**WHAT NEEDS TO BE DONE:** Extract each line holding the word "this" from the entries.

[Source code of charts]
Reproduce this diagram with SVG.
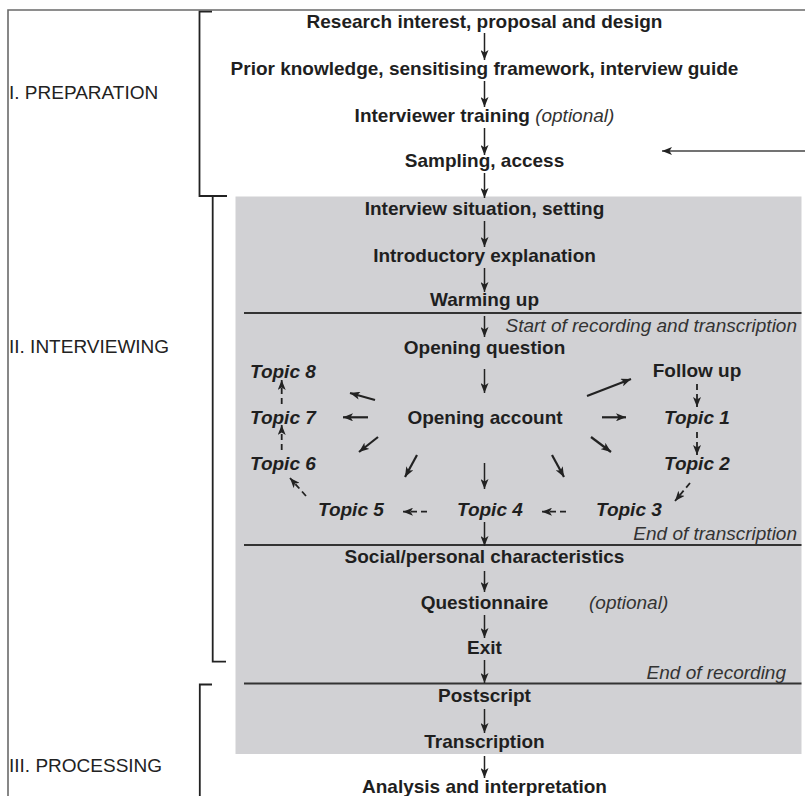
<svg xmlns="http://www.w3.org/2000/svg" width="805" height="796" viewBox="0 0 805 796">
<defs>
<style>
.b{font-family:"Liberation Sans",Arial,sans-serif;font-size:19px;font-weight:bold;fill:#1f1f1f}
.bi{font-family:"Liberation Sans",Arial,sans-serif;font-size:19px;font-weight:bold;font-style:italic;fill:#1f1f1f}
.i{font-family:"Liberation Sans",Arial,sans-serif;font-size:19px;font-weight:normal;font-style:italic;fill:#333}
.lab{font-family:"Liberation Sans",Arial,sans-serif;font-size:19px;fill:#222}
.m{text-anchor:middle}
.e{text-anchor:end}
.ar{stroke:#222;stroke-width:1.5;fill:none;marker-end:url(#ah)}
.at{stroke:#222;stroke-width:2.2;fill:none;marker-end:url(#ah)}
.ad{stroke:#222;stroke-width:1.8;fill:none;stroke-dasharray:6 4;marker-end:url(#ah)}
.br{stroke:#222;stroke-width:1.8;fill:none}
.sep{stroke:#333;stroke-width:1.8}
</style>
<marker id="ah" viewBox="0 0 10 8" refX="10" refY="4" markerWidth="10" markerHeight="8" markerUnits="userSpaceOnUse" orient="auto">
<path d="M0,0 L10,4 L0,8 L2.5,4 z" fill="#222"/>
</marker>
</defs>
<rect x="0" y="0" width="805" height="796" fill="#fff"/>
<g id="frame">
<path d="M8,796 L8,10 L805,10" fill="none" stroke="#6a6a6a" stroke-width="1.6"/>
</g>
<g id="interview-box">
<rect x="235.5" y="196.5" width="566" height="557.5" fill="#d1d1d4"/>
<line class="sep" x1="244" y1="313" x2="801.5" y2="313"/>
<line class="sep" x1="244" y1="545" x2="801.5" y2="545"/>
<line class="sep" x1="244" y1="683.5" x2="801.5" y2="683.5"/>
</g>
<g id="brackets">
<path class="br" d="M212,11.7 L199.5,11.7 L199.5,196 L227,196"/>
<path class="br" d="M212.7,196 L212.7,661.7 L226,661.7"/>
<path class="br" d="M212,684.5 L199.8,684.5 L199.8,796"/>
</g>
<g id="phase-labels">
<text class="lab" x="9" y="99">I. PREPARATION</text>
<text class="lab" x="9" y="353">II. INTERVIEWING</text>
<text class="lab" x="9" y="772">III. PROCESSING</text>
</g>
<g id="n-research"><text class="b m" x="484.5" y="28">Research interest, proposal and design</text></g>
<g id="n-prior"><text class="b m" x="484.5" y="75">Prior knowledge, sensitising framework, interview guide</text></g>
<g id="n-training"><text class="b m" x="484.5" y="122">Interviewer training <tspan class="i">(optional)</tspan></text></g>
<g id="n-sampling"><text class="b m" x="484.5" y="167">Sampling, access</text></g>
<g id="n-situation"><text class="b m" x="484.5" y="215">Interview situation, setting</text></g>
<g id="n-intro"><text class="b m" x="484.5" y="262">Introductory explanation</text></g>
<g id="n-warming"><text class="b m" x="484.5" y="306">Warming up</text></g>
<g id="n-start-rec"><text class="i e" x="797" y="332">Start of recording and transcription</text></g>
<g id="n-opening-q"><text class="b m" x="484.5" y="354">Opening question</text></g>
<g id="n-opening-a"><text class="b m" x="485" y="424">Opening account</text></g>
<g id="n-followup"><text class="b m" x="697" y="377">Follow up</text></g>
<g id="n-topic1"><text class="bi" x="664" y="424">Topic 1</text></g>
<g id="n-topic2"><text class="bi" x="664" y="470">Topic 2</text></g>
<g id="n-topic3"><text class="bi" x="596" y="516">Topic 3</text></g>
<g id="n-topic4"><text class="bi" x="457" y="516">Topic 4</text></g>
<g id="n-topic5"><text class="bi" x="318" y="516">Topic 5</text></g>
<g id="n-topic6"><text class="bi" x="250" y="470">Topic 6</text></g>
<g id="n-topic7"><text class="bi" x="250" y="424">Topic 7</text></g>
<g id="n-topic8"><text class="bi" x="250" y="378">Topic 8</text></g>
<g id="n-end-trans"><text class="i e" x="797" y="540">End of transcription</text></g>
<g id="n-social"><text class="b m" x="484.5" y="563">Social/personal characteristics</text></g>
<g id="n-questionnaire"><text class="b m" x="484.5" y="609">Questionnaire</text><text class="i" x="589" y="609">(optional)</text></g>
<g id="n-exit"><text class="b m" x="484.5" y="654">Exit</text></g>
<g id="n-end-rec"><text class="i e" x="786" y="679">End of recording</text></g>
<g id="n-postscript"><text class="b m" x="484.5" y="702">Postscript</text></g>
<g id="n-transcription"><text class="b m" x="484.5" y="748">Transcription</text></g>
<g id="n-analysis"><text class="b m" x="484.5" y="793">Analysis and interpretation</text></g>
<g id="connectors">
<line class="ar" x1="484.5" y1="33" x2="484.5" y2="60"/>
<line class="ar" x1="484.5" y1="81" x2="484.5" y2="107"/>
<line class="ar" x1="484.5" y1="128" x2="484.5" y2="155"/>
<line class="ar" x1="484.5" y1="173" x2="484.5" y2="198"/>
<line class="ar" x1="484.5" y1="221" x2="484.5" y2="247"/>
<line class="ar" x1="484.5" y1="268" x2="484.5" y2="292"/>
<line class="ar" x1="484.5" y1="316" x2="484.5" y2="337"/>
<line class="ar" x1="484.5" y1="369" x2="484.5" y2="393"/>
<line class="ar" x1="484.5" y1="463" x2="484.5" y2="489"/>
<line class="ar" x1="484.5" y1="522" x2="484.5" y2="546"/>
<line class="ar" x1="484.5" y1="571" x2="484.5" y2="592"/>
<line class="ar" x1="484.5" y1="615" x2="484.5" y2="638"/>
<line class="ar" x1="484.5" y1="660" x2="484.5" y2="683"/>
<line class="ar" x1="484.5" y1="709" x2="484.5" y2="733"/>
<line class="ar" x1="484.5" y1="756" x2="484.5" y2="778"/>
<line x1="805" y1="151" x2="662" y2="151" stroke="#444" stroke-width="1.5" marker-end="url(#ah)"/>
<line class="at" x1="375" y1="400" x2="350" y2="393"/>
<line class="at" x1="368" y1="417.3" x2="343" y2="417.3"/>
<line class="at" x1="378" y1="437" x2="359" y2="452"/>
<line class="at" x1="417" y1="455" x2="405" y2="477"/>
<line class="at" x1="552" y1="455" x2="564" y2="477"/>
<line class="at" x1="591" y1="437" x2="611" y2="452"/>
<line class="at" x1="602" y1="417.3" x2="626" y2="417.3"/>
<line class="at" x1="587" y1="396" x2="631" y2="379"/>
<line class="ad" x1="697" y1="384" x2="697" y2="407"/>
<line class="ad" x1="697" y1="432" x2="697" y2="455"/>
<line class="ad" x1="690" y1="483" x2="675" y2="501"/>
<line class="ad" x1="566" y1="511.7" x2="542" y2="511.7"/>
<line class="ad" x1="427" y1="511.7" x2="403" y2="511.7"/>
<line class="ad" x1="306" y1="496" x2="290" y2="478"/>
<line class="ad" x1="281.7" y1="450" x2="281.7" y2="425"/>
<line class="ad" x1="281.7" y1="404" x2="281.7" y2="380"/>
</g>
</svg>
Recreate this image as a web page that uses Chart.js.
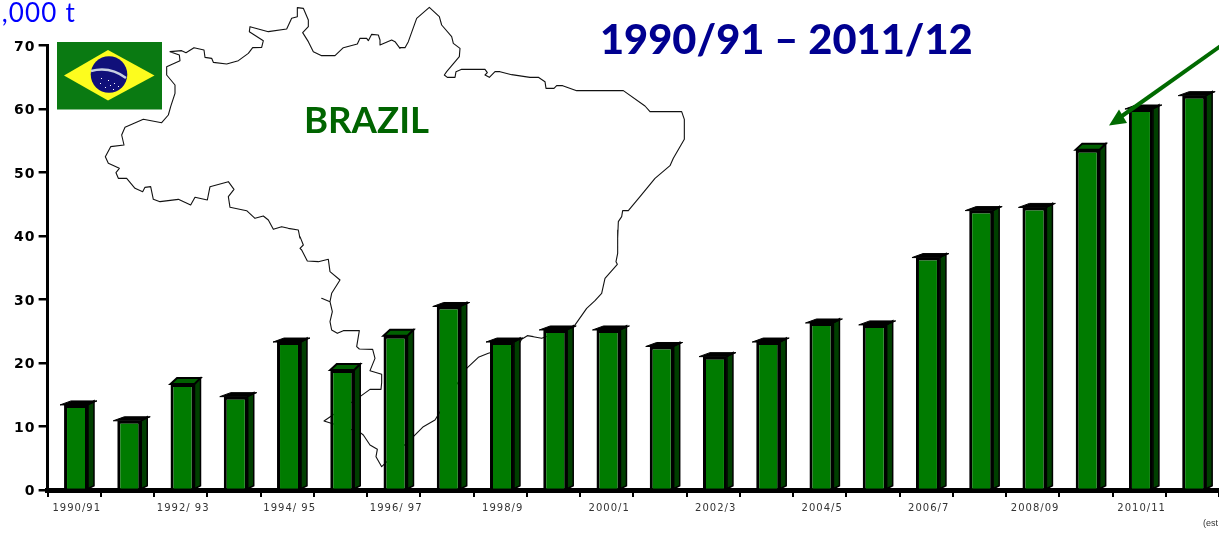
<!DOCTYPE html>
<html><head><meta charset="utf-8">
<script src="https://cdn.jsdelivr.net/npm/chart.js@4"></script>
<style>html,body{margin:0;padding:0;background:#fff;overflow:hidden}canvas{display:block}</style>
</head><body><canvas id="c" width="1219" height="533"></canvas>
<script>
const categories = ['1990/91','1991/92','1992/93','1993/94','1994/95','1995/96','1996/97','1997/98','1998/99','1999/00','2000/01','2001/02','2002/03','2003/04','2004/05','2005/06','2006/07','2007/08','2008/09','2009/10','2010/11','2011/12'];
const production = [13.4,10.9,16.7,14.7,23.3,18.9,24.3,28.9,23.3,25.2,25.2,22.6,21.0,23.3,26.3,26.0,36.6,44.0,44.5,53.6,60.0,62.1];
const tickLabels = ['1990/91','','1992/ 93','','1994/ 95','','1996/ 97','','1998/9','','2000/1','','2002/3','','2004/5','','2006/7','','2008/09','','2010/11',''];
const yTicks = [0,10,20,30,40,50,60,70];
const deepTopBars = ['1992/93','1995/96','1996/97','2009/10'];

const mapNorth = [[600,715],[595,690],[565,685],[545,680],[520,688],[505,660],[490,648],[465,655],[440,632],[390,622],[385,590],[402,568],[385,545],[330,560],[322,600],[285,592],[272,615],[235,598],[180,605],[160,598],[152,560],[135,562],[128,575],[105,565],[80,535],[55,535],[48,518],[58,505],[25,490],[16,470],[32,440],[72,435],[65,405],[75,382],[130,358],[185,368],[205,345],[212,320],[225,280],[225,255],[200,225],[200,200],[240,182],[238,165],[210,155],[245,152],[258,158],[282,143],[312,150],[315,172],[335,175],[340,187],[380,192],[415,182],[445,160],[458,143],[485,142],[490,122],[448,95],[450,80],[505,95],[560,87],[575,55],[592,50],[592,23],[610,25],[625,60],[625,80],[608,98],[625,125],[640,155],[665,167],[705,167],[730,143],[772,132],[780,115],[800,115],[805,122],[815,103],[835,105],[840,120],[840,135],[875,120],[885,125],[900,145]];
const mapEast = [[0,143],[15,143],[25,125],[50,55],[88,22],[118,50],[125,75],[155,110],[160,130],[180,145],[178,170],[140,215],[133,225],[142,232],[165,232],[168,215],[185,208],[255,208],[262,218],[255,225],[268,232],[285,215],[300,215],[335,224],[390,232],[415,232],[435,245],[438,265],[462,265],[470,257],[488,257],[530,272],[670,272],[735,318],[750,335],[845,335],[853,358],[853,418],[820,475],[810,497],[765,535],[720,590],[685,632],[668,632],[665,650],[655,665],[653,715]];
const mapSouth = [[953,0],[953,70],[948,95],[952,103],[915,145],[905,190],[885,212],[860,235],[820,292],[725,325],[700,320],[682,317],[665,328],[655,345],[565,370],[535,382],[500,415],[405,570],[370,590],[340,620],[245,710],[228,680],[232,658],[210,645],[190,615],[180,607],[72,573],[180,500],[210,478],[243,478],[245,458],[245,433],[210,422],[225,385],[218,358],[178,357],[170,350],[178,302],[130,302],[112,310],[95,300],[90,275],[97,245],[90,215],[65,205],[90,215],[95,190],[120,150],[90,125],[85,88],[55,95],[22,93],[5,60],[0,55],[10,45],[0,20]];

function drawMap(ctx){
  ctx.save();
  ctx.strokeStyle='#111';ctx.lineWidth=1.1;ctx.lineJoin='round';
  ctx.beginPath();
  let first=true;
  const add=(pts,ox,oy)=>pts.forEach(p=>{const x=ox+p[0]/3,y=oy+p[1]/3;if(first){ctx.moveTo(x,y);first=false}else ctx.lineTo(x,y)});
  add(mapNorth,100,0);add(mapEast,400,0);add(mapSouth,300,230);
  ctx.stroke();ctx.restore();
}
function drawFlag(ctx){
  ctx.save();
  ctx.fillStyle='#0a7a12';ctx.fillRect(57,42,105,67.5);
  ctx.fillStyle='#fdfc1e';ctx.beginPath();ctx.moveTo(64,75.5);ctx.lineTo(108,50);ctx.lineTo(154.5,75.5);ctx.lineTo(108,100.5);ctx.closePath();ctx.fill();
  ctx.fillStyle='#10107a';ctx.beginPath();ctx.arc(109,74.5,18.3,0,Math.PI*2);ctx.fill();
  ctx.strokeStyle='#c8d0e0';ctx.lineWidth=2.5;ctx.beginPath();ctx.moveTo(91,71);ctx.quadraticCurveTo(110,66,126,78);ctx.stroke();
  ctx.fillStyle='#fff';
  [[101,78],[108,80],[110,85],[114,83],[118,86],[105,87],[100,83],[113,89]].forEach(s=>ctx.fillRect(s[0],s[1],1,1));
  ctx.restore();
}
function drawArrow(ctx){
  ctx.save();
  ctx.strokeStyle='#006a00';ctx.fillStyle='#006a00';ctx.lineWidth=4;
  ctx.beginPath();ctx.moveTo(1222,45);ctx.lineTo(1122,116);ctx.stroke();
  ctx.beginPath();ctx.moveTo(1109,125.5);ctx.lineTo(1119,109.5);ctx.lineTo(1127,123);ctx.closePath();ctx.fill();
  ctx.restore();
}
const shift=1.8;
const decor={id:'decor',
  beforeDraw(c){c.ctx.letterSpacing='1px';},
  beforeDatasetsDraw(c){drawMap(c.ctx);c.ctx.save();c.ctx.translate(shift,0);},
  afterDatasetsDraw(c){
    const ctx=c.ctx;
    c.getDatasetMeta(0).data.forEach((b,i)=>{
      const r=b.x+b.width/2,l=b.x-b.width/2,t=b.y,base=b.base;
      const deep=deepTopBars.includes(categories[i]);
      const dy=deep?6:4;
      ctx.fillStyle='#003f00';ctx.strokeStyle='#000';ctx.lineWidth=1.5;
      ctx.beginPath();ctx.moveTo(r,t);ctx.lineTo(r+6,t-dy);ctx.lineTo(r+6,base-3);ctx.lineTo(r,base);ctx.closePath();ctx.fill();ctx.stroke();
      ctx.fillStyle=deep?'#006000':'#000';ctx.lineWidth=deep?2:1;
      ctx.beginPath();ctx.moveTo(deep?l:l-4,t);ctx.lineTo(r,t);ctx.lineTo(r+(deep?6:9),t-dy);ctx.lineTo(l+(deep?6.5:7),t-dy);ctx.closePath();ctx.fill();ctx.stroke();
    });
    ctx.restore();
  },
  afterDraw(c){
    const ctx=c.ctx;
    ctx.save();ctx.letterSpacing='0px';
    drawFlag(ctx);drawArrow(ctx);
    ctx.textBaseline='alphabetic';
    ctx.textAlign='left';ctx.fillStyle='#000090';ctx.font='900 41.6px Lato';ctx.fillText('1990/91 – 2011/12',600,54);
    ctx.fillStyle='#006400';ctx.font='bold 36.6px Lato';ctx.fillText('BRAZIL',304,133);
    ctx.textAlign='right';ctx.fillStyle='#0000ff';ctx.font='26px Lato';ctx.letterSpacing='1.2px';ctx.fillText('1,000 t',76,22);
    ctx.letterSpacing='0px';
    ctx.textAlign='left';ctx.fillStyle='#333';ctx.font='9px "Liberation Sans"';ctx.fillText('(est',1203,526);
    ctx.restore();
  }};
new Chart(document.getElementById('c'),{
  type:'bar',
  data:{labels:categories,datasets:[{data:production,backgroundColor:'#007b00',borderColor:'#000',borderWidth:3,barPercentage:0.45,categoryPercentage:1}]},
  options:{
    responsive:false,animation:false,devicePixelRatio:1,
    layout:{padding:{top:45.5,left:0,right:0,bottom:0}},
    plugins:{legend:{display:false},tooltip:{enabled:false},title:{display:false}},
    scales:{
      x:{
        afterFit(s){s.height=43;},
        border:{color:'#000',width:5},
        grid:{drawOnChartArea:false,color:'#000',lineWidth:2,tickLength:7,offset:true},
        ticks:{autoSkip:false,maxRotation:0,minRotation:0,padding:5,labelOffset:2.5,color:'#333',font:{family:'DejaVu Sans',size:10},callback:(v,i)=>tickLabels[i]}
      },
      y:{
        min:0,max:70,
        afterFit(s){s.width=47.6;},
        afterBuildTicks(s){s.ticks=yTicks.map(v=>({value:v}));},
        border:{color:'#000',width:3},
        grid:{drawOnChartArea:false,color:'#000',lineWidth:2.5,tickLength:9},
        ticks:{padding:3,labelOffset:1.5,color:'#000',font:{family:'DejaVu Sans',size:14,weight:'bold'}}
      }
    }
  },
  plugins:[decor]
});
</script></body></html>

**TASK OUTPUT:**
Reproduce this diagram with SVG.
Recreate this image as a web page that uses Chart.js.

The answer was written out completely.